How often have you been out and about somewhere and thought, how great it would be to live in a place like this. There are times when I still do this and then look up the hill and realise that I actually do live here. We’ve lived in the country before with fields and lanes, churches and quaint houses, the quintessential English countryside. Living in the country here in New Zealand is an altogether different thing.
The thing I find most different are the trees. I’ve not yet adapted to the sheer mass of evergreen that comes with New Zealand native bush. It seems that during winter the landscape becomes more verdant as the rain nourishes the plants and trees. Even those living deep in the bush manage to get a soaking during the winter months. There are few deciduous trees so if you want to go for the true wintery look you need to head into more populated areas where they have been planted as part of the landscaping.

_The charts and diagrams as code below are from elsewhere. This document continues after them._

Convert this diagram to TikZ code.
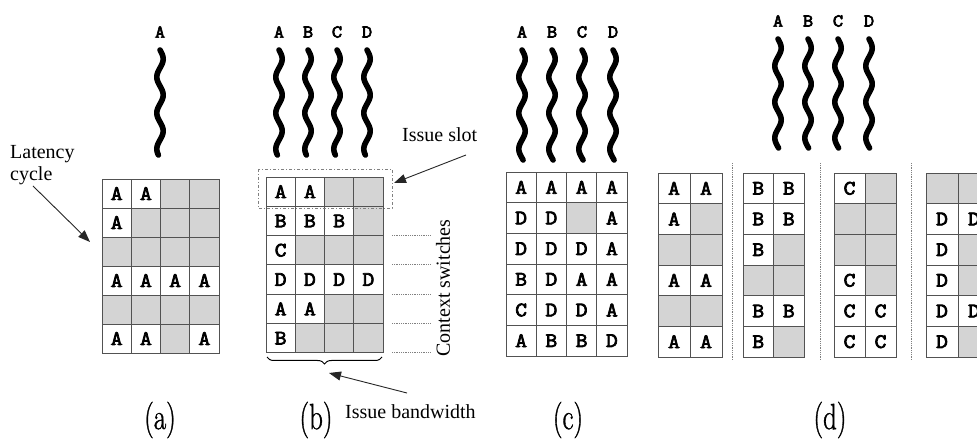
\documentclass[tikz,border=0pt]{standalone}
\usepackage{fontspec}
\usetikzlibrary{arrows.meta,decorations.pathreplacing}
\newfontfamily\notefont{Liberation Serif}
\newfontfamily\cellfont{Latin Modern Mono}[FakeBold=3.5, FakeStretch=1.12]
\newfontfamily\labelfont{Latin Modern Roman}[FakeBold=1.2]

\definecolor{cellgray}{gray}{0.83}
\definecolor{rulegray}{gray}{0.32}

\tikzset{
  cellbox/.style={draw=rulegray, line width=0.9pt},
  celltext/.style={font=\cellfont\fontsize{20.5}{20.5}\selectfont, inner sep=0pt},
  threadlabel/.style={font=\cellfont\fontsize{18}{18}\selectfont, inner sep=0pt},
  wave/.style={line width=5.6pt, line cap=round, black},
  note/.style={font=\notefont\fontsize{20}{22}\selectfont, inner sep=0pt},
  pointer/.style={-{Triangle[length=12pt,width=9pt]}, line width=0.9pt, black!85},
  guide/.style={densely dotted, gray, line width=0.8pt},
  slotframe/.style={dash pattern=on 3pt off 2pt on 1pt off 2pt, gray, line width=0.8pt},
  panellabel/.style={font=\labelfont\fontsize{27}{27}\selectfont, inner sep=0pt},
}

\def\grayflag{g}
% issue-slot grid: name, left, top, cell width, cell height, rows
\newcommand\issuegrid[6]{%
  \foreach \rowcells [count=\r] in {#6} {
    \foreach \c [count=\k] in \rowcells {
      \edef\cellval{\c}
      \pgfmathsetmacro\cx{#2+(\k-1)*#4}
      \pgfmathsetmacro\cy{#3+(\r-1)*#5}
      \ifx\cellval\grayflag
        \filldraw[cellbox, fill=cellgray] (\cx,\cy) rectangle ++(#4,#5);
      \else
        \filldraw[cellbox, fill=white] (\cx,\cy) rectangle ++(#4,#5);
        \node[celltext] (#1-\r-\k) at (\cx+#4/2, \cy+#5/2) {\cellval};
      \fi
    }
  }
}
% thread: name, x, top of wave, length, letter
\newcommand\thread[5]{%
  \node[threadlabel] (#1) at (#2, #3-18) {#5};
  \draw[wave] plot[domain=0:#4, samples=70, smooth] ({#2 + 3.2*sin(\x*10)}, {#3+\x});
}

\begin{document}
\begin{tikzpicture}[x=1pt, y=-1pt]
\clip (0,0) rectangle (977,443);
\fill[white] (0,0) rectangle (977,443);

% ---------- (a) single thread ----------
\thread{ta}{160}{50}{105}{A}
\issuegrid{ga}{102}{179}{29.25}{29}{{A,A,g,g},{A,g,g,g},{g,g,g,g},{A,A,A,A},{g,g,g,g},{A,A,g,A}}
\node[note, anchor=north west, align=left] (latency) at (10,145) {Latency\\cycle};
\coordinate (latstart) at (33,186);
\coordinate (lattip) at (90,242);
\draw[pointer] (latstart) -- (lattip);
\node[panellabel] (la) at (160,420) {\scalebox{1}[1.35]{(a)}};

% ---------- (b) coarse-grained ----------
\thread{tbA}{279}{50}{105}{A}
\thread{tbB}{308}{50}{105}{B}
\thread{tbC}{337}{50}{105}{C}
\thread{tbD}{367}{50}{105}{D}
\issuegrid{gb}{266}{177}{29.25}{29.3}{{A,A,g,g},{B,B,B,g},{C,g,g,g},{D,D,D,D},{A,A,g,g},{B,g,g,g}}
\draw[slotframe] (258,169) rectangle (392,208);
\node[note, anchor=west] (slot) at (402,135) {Issue slot};
\coordinate (slotstart) at (466,155);
\coordinate (slottip) at (394,183);
\draw[pointer] (slotstart) -- (slottip);
\foreach \k in {2,...,6} {
  \coordinate (cs\k) at (392,177+\k*29.3);
  \draw[guide] (cs\k) -- ++(38,0);
}
\node[note, rotate=90] (ctx) at (443,288) {Context switches};
\coordinate (bl) at (267,357);
\coordinate (br) at (382,357);
\draw[decorate, decoration={brace, mirror, amplitude=7pt}, line width=1pt] (bl) -- (br);
\coordinate (bwstart) at (407,393);
\coordinate (bwtip) at (329,373);
\draw[pointer] (bwstart) -- (bwtip);
\node[note, anchor=west] (bw) at (345,412) {Issue bandwidth};
\node[panellabel] (lb) at (316,420) {\scalebox{1}[1.35]{(b)}};

% ---------- (c) fine-grained ----------
\thread{tcA}{522}{50}{110}{A}
\thread{tcB}{552}{50}{110}{B}
\thread{tcC}{582}{50}{110}{C}
\thread{tcD}{613}{50}{110}{D}
\issuegrid{gc}{506}{172}{30.25}{30.67}{{A,A,A,A},{D,D,g,A},{D,D,D,A},{B,D,A,A},{C,D,D,A},{A,B,B,D}}
\node[panellabel] (lc) at (568,420) {\scalebox{1}[1.35]{(c)}};

% ---------- (d) partitioned ----------
\thread{tdA}{778}{39}{109}{A}
\thread{tdB}{808}{39}{109}{B}
\thread{tdC}{838}{39}{109}{C}
\thread{tdD}{869}{39}{109}{D}
\issuegrid{gd1}{658}{173}{32}{30.67}{{A,A},{A,g},{g,g},{A,A},{g,g},{A,A}}
\issuegrid{gd2}{743}{173}{30.5}{30.67}{{B,B},{B,B},{B,g},{g,g},{B,B},{B,g}}
\issuegrid{gd3}{834}{173}{31}{30.67}{{C,g},{g,g},{g,g},{C,g},{C,C},{C,C}}
\issuegrid{gd4}{926}{173}{32}{30.67}{{g,g},{D,D},{D,g},{D,g},{D,D},{D,g}}
\foreach \sx [count=\i] in {732,820,911} {
  \coordinate (sepT\i) at (\sx,163);
  \coordinate (sepB\i) at (\sx,360);
  \draw[guide, densely dotted, line width=1pt] (sepT\i) -- (sepB\i);
}
\node[panellabel] (ld) at (830,420) {\scalebox{1}[1.35]{(d)}};
\end{tikzpicture}
\end{document}
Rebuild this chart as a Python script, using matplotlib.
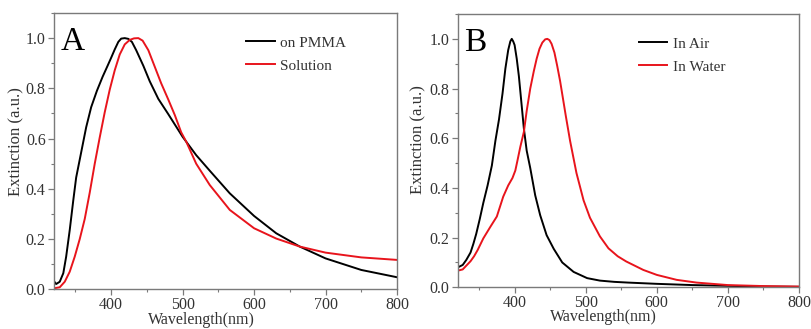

Since my locality is surrounded by native bush my photographic adventure today was to capture what architectural features I could of the local trees.
Having said there aren’t many deciduous trees here’s one that seems to be. It’s hard to tell as it has so much lichen and other plants living in it you can hardly tell which is tree and which is parasite.
You can see what I mean about tree parasites a bit clearer on this tree. It looks like a sturdy tree and would be ideal for climbing in if it weren’t very high from the ground.
When you walk through the bush and look up it’s a rare sight to actually see the sky. Usually the trees are so densely packed its hard to see the outside world.
One of my favourite views is looking out from a bush walk where the world seems to open up before you, a world full of light and more colour than the dark and shades of brown and green you get inside the bush area.
Back out in the open area there are the typical New Zealand ferns that give structure to what may otherwise seem like a blanket of green.
It’s nice to have some variation in trees. The fern trees give the land a prehistoric character but nothing beats a big bold tree to put you firmly back in your place in the world.
This is the tree that captured my eye at the beginning of my photo walk and started me thinking about the shape and form of trees that surrounded me. It reminded me also of a book we have – Meetings with Remarkable Trees – which shows some truly stunning tree photography.
I think I have some way to go to meet such standards but once again the photographic eye has made me look beyond the green mass and search a little deeper into the details on nature. It also made me appreciate once again where I am lucky to live out in the country where nature makes it the big space that I love.